Si rende pertanto necessaria una rivalutazione degli elementi di fatto della causa, al fine di determinare se l’opera potesse considerarsi ultimata e presentasse dei vizi ovvero se ci si trovava di fronte a una opera non ultimata e occorre perciò rinviare la causa per un riesame del merito alla Corte d’appello.

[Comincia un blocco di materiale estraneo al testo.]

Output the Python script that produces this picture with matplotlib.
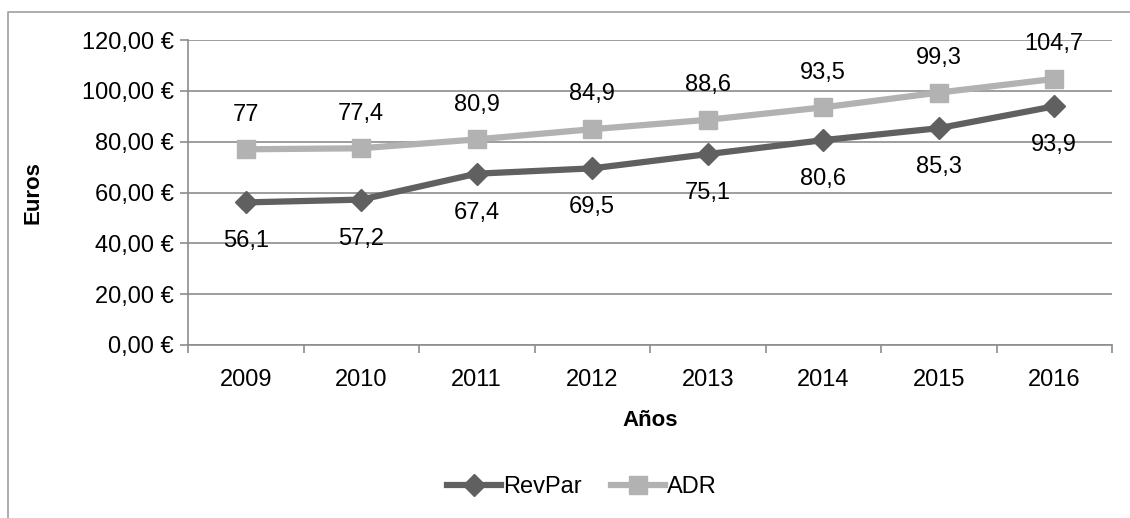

C. L’accoglimento del quarto motivo comporta l’assorbimento del terzo motivo (che lamenta violazione dell’art. 112 c.p.c. per avere la Corte territoriale quantificato in euro 592.295,04 il risarcimento dei danni in favore della intimata, pronunciandosi oltre i limiti della domanda, quantificata da quest’ultima entro euro 700.000 comprensivi della penale da ritardo non accolta), del quinto motivo (che contesta violazione e/o falsa applicazione dell’artt. 1118 c.c. per omessa applicazione delle norme in materia di condominio circa la suddivisione dei costi afferenti i vizi accertati in proporzione alle quote millesimale di comproprietà) e del sesto motivo (che contesta violazione o falsa applicazione degli artt. 1117 e 1118 c.c., 81 c.p.c. per non avere la Corte territoriale rilevato con riferimento ai beni condominiali la carenza di legittimazione attiva della ricorrente).
II. La sentenza va pertanto cassata in relazione al motivo accolto e la causa va rinviata alla Corte d’appello di Cagliari, che provvederà anche in relazione alle spese del presente giudizio.
P. Q. M.
La Corte accoglie il quarto motivo, rigettati i primi due motivi e assorbiti i restanti motivi di ricorso; cassa la sentenza impugnata in relazione al motivo accolto e rinvia la causa, anche per le spese del giudizio di legittimità, alla Corte d’appello di Cagliari, in diversa composizione.